Technological developments continue to democratize most processes. Who would’ve thought 10 years ago that a phone could also produce a beautiful cinematic story? The same goes for the DIY tools available to survey any target audience. There is a swath of tools available, from free basic surveys to surveys with skip logic and randomization. The tools work, but often it is the user that might be faulty.

Third parties can bring a sense of neutrality that allows participants to be truthful. An experienced focus group moderator also knows how to recognize the guy or woman in the room that has to take up all the air wherever they are. Likewise, they understand how to let the quietest person in the room still have a voice.

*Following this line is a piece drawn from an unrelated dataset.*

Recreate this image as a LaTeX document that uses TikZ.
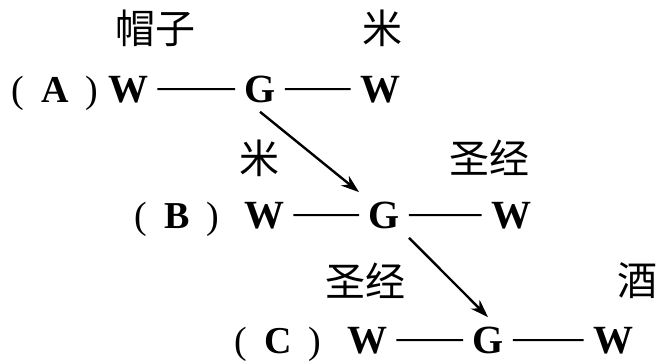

When you have built a relationship with your patrons, whether it is through their complaints or simply seeing them on the floor every Friday, being an objective observer of their comments is just more complicated.

Meczka agrees, “You’re going to hear what they’re saying with some kind of spin on it—they’re just saying that because last month they didn’t get a buffet comp or they weren’t invited to something—whereas as facilitators, we’re just hearing what they’re saying. And I think sometimes it’s just hard to hear if they’re also complaining about a promotion that was your idea. It’s way too personal.” She also notes that some customers might give an answer they think the casino wants to hear. A third party can eliminate that for customers and allow them to respond without a filter. Professional focus group moderators can also keep the group on task and gently move people back into the discussion.

There are a number of reasons why you should use a professional partner in your research, but the need to stay close to your customers’ thoughts and opinions should always outweigh waiting for the proper budget. If you’re going to go down the DIY route, there are things you should consider (that a professional researcher brings to the table) when developing your in-house research.

  • Sample size and sample composition—too large of a sample is unnecessary, and too small of a sample is unscientific and non-actionable. The same could be said for the composition of the groups unless you are focused on a particular group.
  • The phrasing of questions—along with being short and simple, avoid making assumptions in the questions. Avoid unnecessary adjectives, adverbs, and emotionally loaded words.
  • Stay focused on the aims and objectives of the research.
  • Be mindful of what the respondents will need in order to respond, such as time or memory, and their comfort in providing an answer.

Ultimately, doing in-person research, whether it is focus groups, blue ribbon panels, or whatever method you choose, has the added bonus of providing stakeholders with the sense that you are listening to them. I hear that in every session I have ever been a part of. If you have regular customers visiting regularly, don’t they deserve to feel like they have a voice?